A key part of supporting those stories was the Long Table series, where not only did participants share their projects, but also made connections with each other.

It was through the Long Tables that the full scope of what storytelling could mean became apparent, remembers long-time advisory board member Elizabeth Gray.

“CCENA is unusually open to alternate forms of narrative and storytelling – and that opens the door to things we couldn’t imagine before,” says Gray, who is an active community volunteer and the Indigenous counsellor at Mohawk College.

“There were things that we funded that I saw and heard and enjoyed – ways I never thought of telling stories. They were so open to ideas – they work with no walls, and invite in voices we might not otherwise find.”
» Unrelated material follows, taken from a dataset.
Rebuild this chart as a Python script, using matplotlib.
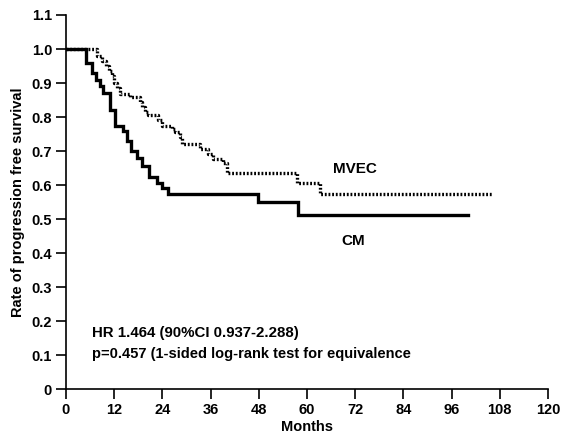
import matplotlib
matplotlib.use("Agg")
import matplotlib.pyplot as plt

plt.rcParams['font.family'] = ['Liberation Sans', 'DejaVu Sans']

# CM arm: event times (months) and survival after each step
cm_times = [0, 5.0, 6.4, 7.5, 8.5, 9.3, 11.0, 12.2, 14.3, 15.1, 16.3, 17.8, 18.8,
            20.7, 22.6, 23.8, 25.5, 47.9, 57.7, 100.0]
cm_surv = [1.0, 0.96, 0.93, 0.91, 0.89, 0.87, 0.82, 0.775, 0.76, 0.73, 0.70, 0.68,
           0.655, 0.625, 0.605, 0.59, 0.573, 0.551, 0.511, 0.511]

# MVEC arm
mvec_times = [0, 7.6, 9.0, 10.0, 10.8, 11.4, 12.0, 12.6, 13.4, 16.0, 18.4, 18.8, 19.7,
              20.5, 23.0, 23.8, 26.3, 27.1, 28.4, 28.8, 33.4, 35.4, 36.7, 39.2, 40.0,
              57.4, 63.2, 106.0]
mvec_surv = [1.0, 0.98, 0.965, 0.95, 0.935, 0.92, 0.90, 0.885, 0.868, 0.858, 0.845,
             0.83, 0.815, 0.805, 0.79, 0.775, 0.765, 0.755, 0.74, 0.72, 0.705, 0.69,
             0.675, 0.665, 0.635, 0.605, 0.575, 0.575]

x_ticks = [0, 12, 24, 36, 48, 60, 72, 84, 96, 108, 120]
y_ticks = [0, 0.1, 0.2, 0.3, 0.4, 0.5, 0.6, 0.7, 0.8, 0.9, 1.0, 1.1]
y_labels = ['0', '0.1', '0.2', '0.3', '0.4', '0.5', '0.6', '0.7', '0.8', '0.9', '1.0', '1.1']

fig = plt.figure(figsize=(5.7, 4.44), dpi=100)
ax = fig.add_axes([66/570, 1-389/444, (548-66)/570, (389-15)/444])

ax.plot(cm_times, cm_surv, drawstyle='steps-post', color='black', lw=2.4,
        solid_joinstyle='miter')
ax.plot(mvec_times, mvec_surv, drawstyle='steps-post', color='black', lw=2.4,
        linestyle=(0, (0.55, 0.55)))

ax.set_xlim(0, 120)
ax.set_ylim(0, 1.1)
ax.set_xticks(x_ticks)
ax.set_xticklabels([str(v) for v in x_ticks], fontsize=10.5, fontweight='bold')
ax.set_yticks(y_ticks)
ax.set_yticklabels(y_labels, fontsize=10.5, fontweight='bold')
ax.tick_params(direction='out', length=7, width=1.2, pad=3)

for side in ['top', 'right']:
    ax.spines[side].set_visible(False)
for side in ['left', 'bottom']:
    ax.spines[side].set_linewidth(1.2)

ax.set_xlabel('Months', fontsize=10.5, fontweight='bold', labelpad=2)
ax.set_ylabel('Rate of progression free survival', fontsize=10.5, fontweight='bold', labelpad=5)

ax.text(66.5, 0.647, 'MVEC', fontsize=11, fontweight='bold', va='center')
ax.text(68.5, 0.435, 'CM', fontsize=11, fontweight='bold', va='center')
ax.text(6.5, 0.165, 'HR 1.464 (90%CI 0.937-2.288)', fontsize=10.8, fontweight='bold', va='center')
ax.text(6.5, 0.103, 'p=0.457 (1-sided log-rank test for equivalence', fontsize=10.5, fontweight='bold', va='center')

fig.savefig('out.png', dpi=100)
One of those storytellers is Ashley Marshall, a McMaster graduate, artist, and communications professor at Durham College, who has been involved with CCENA since 2019.

Her first project, Home x Work, drew on the idea of the flâneur — one who engages with their world while strolling — in order to explore her story as a first-generation Black Canadian and the experience of being “Black x femme” in Hamilton.

Marshall worked on a second project, called Homegirl, in 2022, and also contributed to the development of the Hamilton Black History Council and Database. Recently, she was guest editor of the Fall 2023 issue of Hamilton Arts and Letters Magazine.

“The Black mundane is radical, and I will say that throughout all of my work,” Marshall says.

“I was guided, with understanding and compassion, that CCENA was trying to undo as much damage as possible that is inflicted by ‘Ivory Towers’ and give people voice, opportunity, visibility, and whatever funding they could.”

“They have always provided safety for my tender story to be shared, heard, seen, celebrated and reverberate.”

Ongoing legacy of publicly engaged work

While CCENA is a research centre within McMaster’s Faculty of Humanities, its research isn’t exactly typical university research — nor is it meant to be.

“We don’t feel like research is something we have to own,” explains Coleman.

“You could say that CCENA provides the energy or fuel so that people can generate information, knowledge, narrative or art form that we commonly recognize as research, and we get the joy of participating in that.

“It’s a way of participating in and generating research throughout the community beyond the containers usually has for that kind of work.”

Several projects have had measurable policy or “real-world” outcomes. One, the 2017 Brightside Neighbourhood Project, helped bring to life recollections of a once-thriving worker’s neighbourhood in the northeast of Hamilton that had been largely demolished in the 1960s for industrial expansion.

Working with interviews with former and current residents, the project included visual documentation, such as a collaborative map, and screen-printed portraits and landscapes.

That project, along with other research into the area, helped ignite a new interest in commemorating the Brightside neighbourhood in Hamilton.

Now, the City of Hamilton is planning to develop a new park called “Brightside Park” in the area, and Brightside was chosen as the subject of a Hamilton 175 virtual museum project in 2021.

Through conferences and other platforms, York and Coleman have also been able to share their methodology with others doing similar types of work.

“I think it’s fair to say that we’ve contributed to the scholarship of publicly engaged work,” says York. “We’ve actually developed a distinct and original contribution to the thinking about how universities do this kind of work.”

That work — and the methodology behind it — will continue, says incoming director Dean, who, along with CCENA’s advisory board, will be reviewing 2024 proposal projects shortly.

“It has been a humbling honour and an incredible privilege for me to have had these years to learn from your modelling of such a different approach,” she said to Coleman and York at the farewell Long Table.

“You have both made relationships, connectivity, friendship, community, uniting across differences and that very deliberate redistribution of the university’s many resources central to what you both do.”